Strength training is an overlooked component of physical fitness by too many people these days but it is a very important part of maintaining quality of life, especially as one ages. I really regret piddling away my 20s only doing LISS cardio.
21 weeks ago
21 weeks ago Link To Comment
Your lumping of rowers with cyclists and runners is a mistake. Elite-level rowers do not look anything like elite-level cyclists or runners. A typical male elite-level rower is 6'4" and weighs 210-230 lbs. A typical elite-level female rower is about 6 feet tall and weighs 180. Rowing is very much about strength as well as endurance. If you want proof that, spend 15 minutes on a good rowing ergometer, like the Concept II. Rowers weight-train. I agree that training with free weights (not machines) is far too neglected as a fitness regimen and I'm sure its better at maintaining bone mass than any of these aerobic exercises, including rowing. But the reason for that is that same reason that few people actually row: you can't just step in the gym and start lifting. You have to spend some time learning how to do it correctly.
21 weeks ago
21 weeks ago Link To Comment
Strength endurance.

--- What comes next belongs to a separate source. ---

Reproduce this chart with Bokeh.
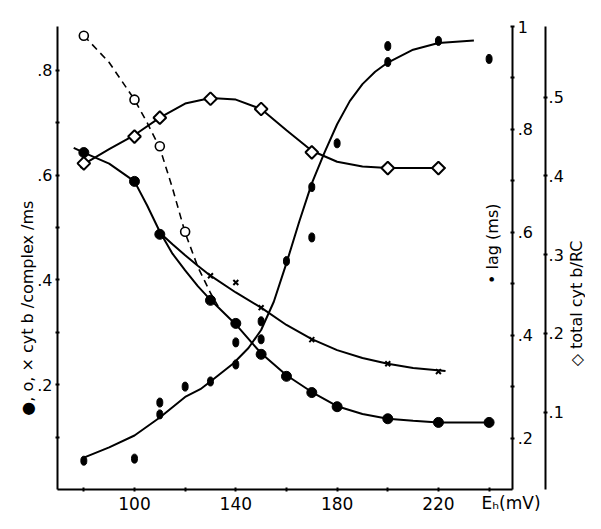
from math import pi
from bokeh.plotting import figure
from bokeh.models import Range1d, LinearAxis, FixedTicker, CustomJSTickFormatter, Label
from bokeh.embed import file_html
from bokeh.resources import INLINE

# ---------------- data ----------------
# filled circles: cyt b / complex / ms
eh_filled = [80, 100, 110, 130, 140, 150, 160, 170, 180, 200, 220, 240]
rate_filled = [0.643, 0.588, 0.487, 0.361, 0.317, 0.258, 0.216, 0.185, 0.158, 0.135, 0.128, 0.128]
fit_filled_x = [76, 80, 90, 100, 105, 110, 115, 120, 125, 130, 140, 150, 160, 170, 180, 190, 200, 210, 220, 240]
fit_filled_y = [0.652, 0.643, 0.622, 0.588, 0.542, 0.492, 0.45, 0.418, 0.388, 0.362, 0.315, 0.26, 0.218,
                0.186, 0.159, 0.144, 0.135, 0.131, 0.128, 0.128]

# open circles (dashed curve)
eh_open = [80, 100, 110, 120]
rate_open = [0.866, 0.744, 0.655, 0.492]
fit_open_x = [80, 90, 100, 105, 110, 115, 120, 125, 130, 133]
fit_open_y = [0.866, 0.815, 0.744, 0.70, 0.652, 0.575, 0.49, 0.425, 0.375, 0.35]

# crosses
eh_cross = [110, 130, 140, 150, 170, 200, 220]
rate_cross = [0.487, 0.408, 0.395, 0.347, 0.286, 0.240, 0.225]
fit_cross_x = [110, 115, 120, 125, 130, 140, 150, 160, 170, 180, 190, 200, 210, 222.8]
fit_cross_y = [0.49, 0.468, 0.447, 0.427, 0.408, 0.376, 0.347, 0.314, 0.287, 0.266, 0.251, 0.240, 0.232, 0.226]

# open diamonds: total cyt b / RC
eh_total = [80, 100, 110, 130, 150, 170, 200, 220]
total_cytb = [0.416, 0.45, 0.474, 0.498, 0.485, 0.43, 0.41, 0.41]
fit_total_x = [78.7, 80, 90, 100, 110, 120, 130, 140, 150, 160, 170, 180, 190, 200, 210, 222.8]
fit_total_y = [0.41, 0.415, 0.434, 0.452, 0.474, 0.492, 0.499, 0.497, 0.485, 0.458, 0.432, 0.418,
               0.412, 0.41, 0.41, 0.41]

# small filled ovals: lag (ms)
eh_lag = [80, 100, 110, 110, 120, 130, 140, 140, 150, 150, 160, 170, 170, 180, 200, 200, 220, 240]
lag_ms = [0.156, 0.160, 0.269, 0.246, 0.300, 0.310, 0.386, 0.343, 0.427, 0.392, 0.544, 0.688, 0.590,
          0.773, 0.962, 0.931, 0.972, 0.937]
fit_lag_x = [80, 90, 100, 110, 120, 126, 130, 139, 145, 150, 155, 160, 165, 170, 175, 180, 185, 190,
             195, 200, 210, 220, 234]
fit_lag_y = [0.162, 0.182, 0.205, 0.24, 0.28, 0.295, 0.31, 0.345, 0.375, 0.41, 0.465, 0.54, 0.62, 0.695,
             0.755, 0.81, 0.855, 0.888, 0.912, 0.93, 0.955, 0.968, 0.973]

x_ticks = [80, 100, 120, 140, 160, 180, 200, 220, 240]
left_ticks = [0.2, 0.4, 0.6, 0.8]
left_minor = [0.1, 0.3, 0.5, 0.7]
lag_ticks = [0.2, 0.4, 0.6, 0.8, 1.0]
lag_minor = [0.3, 0.5, 0.7, 0.9]
total_ticks = [0.1, 0.2, 0.3, 0.4, 0.5]

FONT = "DejaVu Sans"

# ---------------- figure ----------------
p = figure(width=585, height=513, output_backend="svg", toolbar_location=None,
           x_range=Range1d(47.1, 278.06), y_range=Range1d(-0.0458, 0.9332),
           x_axis_type=None, y_axis_type=None,
           min_border_left=0, min_border_right=0, min_border_top=0, min_border_bottom=0)
p.outline_line_color = None
p.background_fill_color = "white"
p.border_fill_color = "white"
p.extra_y_ranges = {"lag": Range1d(0.05334, 1.0506), "total": Range1d(-0.02863, 0.6228)}


def style(ax, size="16px"):
    ax.axis_line_width = 2
    ax.axis_line_color = "black"
    ax.major_tick_line_width = 2
    ax.major_tick_in = 2
    ax.major_tick_out = 2
    ax.minor_tick_line_width = 2
    ax.minor_tick_in = 2
    ax.minor_tick_out = 2
    ax.major_label_text_font = FONT
    ax.major_label_text_font_size = size
    ax.major_label_text_color = "black"


xaxis = LinearAxis(ticker=FixedTicker(ticks=x_ticks), fixed_location=0,
                   formatter=CustomJSTickFormatter(code="return (tick % 40 == 20 && tick < 240) ? String(tick) : '';"),
                   bounds=(69.6, 249.3))
style(xaxis, "17px")
xaxis.major_label_standoff = 5
p.add_layout(xaxis, "below")

yaxis = LinearAxis(ticker=FixedTicker(ticks=left_ticks, minor_ticks=left_minor), fixed_location=69.6,
                   bounds=(0, 0.8836),
                   formatter=CustomJSTickFormatter(code="return tick.toFixed(1).replace(/^0/, '');"))
style(yaxis, "16px")
yaxis.major_label_standoff = 3
p.add_layout(yaxis, "left")

lag_axis = LinearAxis(y_range_name="lag", fixed_location=249.3, bounds=(0.1, 1.0),
                      ticker=FixedTicker(ticks=lag_ticks, minor_ticks=lag_minor),
                      formatter=CustomJSTickFormatter(
                          code="return tick > 0.99 ? '1' : tick.toFixed(1).replace(/^0/, '');"))
style(lag_axis, "16px")
lag_axis.major_label_standoff = 3
p.add_layout(lag_axis, "right")

total_axis = LinearAxis(y_range_name="total", fixed_location=262.3, bounds=(0.002, 0.59),
                        ticker=FixedTicker(ticks=total_ticks),
                        formatter=CustomJSTickFormatter(code="return tick.toFixed(1).replace(/^0/, '');"))
style(total_axis, "16px")
total_axis.major_label_standoff = 1
p.add_layout(total_axis, "right")

# ---------------- curves ----------------
p.line(fit_filled_x, fit_filled_y, line_color="black", line_width=2)
p.line(fit_cross_x, fit_cross_y, line_color="black", line_width=2)
p.line(fit_open_x, fit_open_y, line_color="black", line_width=1.6, line_dash="7 5")
p.line(fit_total_x, fit_total_y, line_color="black", line_width=2, y_range_name="total")
p.line(fit_lag_x, fit_lag_y, line_color="black", line_width=2, y_range_name="lag")

# ---------------- markers ----------------
p.scatter(eh_filled, rate_filled, marker="circle", size=10, fill_color="black", line_color="black")
p.scatter(eh_open, rate_open, marker="circle", size=9, fill_color="white", line_color="black", line_width=1.6)
p.scatter(eh_cross, rate_cross, marker="x", size=7, line_color="black", line_width=2)
p.scatter(eh_total, total_cytb, marker="square", angle=pi / 4, size=9, fill_color="white",
          line_color="black", line_width=2, y_range_name="total")
p.ellipse(eh_lag, lag_ms, width=6, height=9, width_units="screen", height_units="screen",
          fill_color="black", line_color="black", y_range_name="lag")

# ---------------- labels ----------------
def lab(text, x, y, angle=0.0, align="center", baseline="middle", size="16px", range_name="default"):
    p.add_layout(Label(x=x, y=y, text=text, angle=angle, text_align=align, text_baseline=baseline,
                       text_font=FONT, text_font_size=size, text_color="black", y_range_name=range_name))

lab("●, o, ×  cyt b /complex /ms", 57.8, 0.351, angle=pi / 2)
lab("• lag (ms)", 241.3, 0.469, angle=pi / 2)
lab("◇ total cyt b/RC", 274.6, 0.355, angle=pi / 2)
lab("E\u2095(mV)", 237.0, -0.0267, align="left", baseline="alphabetic", size="17px")

open("out.html", "w").write(file_html(p, INLINE))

In fairness to Mark, he probably has some articles in the wings about the benefits of that. You are correct that rowing should not be lumped in with running. But both running and rowing have been natural components of human life since before the dawn of history.

One thing about our ancestors and running, though? Much of the endurance that made sustained running possible was probably not derived from running per se, but the high volume of overall physical activity, including a lot more walking than running. Also, cutting down and dragging trees, skinning hides, farmwork (neolithic) hauling water, etc. Humans ran, using their built up aerobic capacity, only when they absolutely had to, and not, usually, for the sheer joy of it, except in a prehistoric childhood.

I built the foundation for my ability to run long distances at a good pace by doing high-rep squats (20-plus reps with serious weight. 315 lbs. in my case).
21 weeks ago
21 weeks ago Link To Comment
I used to run about a 10 minute mile, normally doing 3, 4 or 5 miles, did some crunches and weight trained in my mid 30s. I was in the best shape of my life with that routine. Not drinking booze, ever, was really the key to that success.
21 weeks ago
21 weeks ago Link To Comment
Really? I know some very good lifters who drink.
21 weeks ago
21 weeks ago Link To Comment
Mark, maybe look up the catabolic affect that alcohol can have on hypertrophy process. I know from your bio that you don't really have an appropriate academic background to be commenting on such things, so that's why i suggest you look it up. Sorry to sound harsh, but I can't express how disturbing it is to see someone speaking as an expert and in absolutes just because they've endured in an industry.
21 weeks ago
21 weeks ago Link To Comment
So you are saying these lifters that drink do not exist? Are you going to look up my bio to determine whether or not I am qualified to have an informed opinion? Which part of "Really? I know some very good lifters who drink." Is the absolute that you are taking issue with? The only absolute in this thread that I see is the "no booze, ever...." part.
21 weeks ago
21 weeks ago Link To Comment
And I know of many (non-American in particular) Olympic lifters who smoked, as well as drank. :-)
21 weeks ago
21 weeks ago Link To Comment
Damn! Great article! I was completely unaware of the antithetical nature of endurance vs. muscle-building!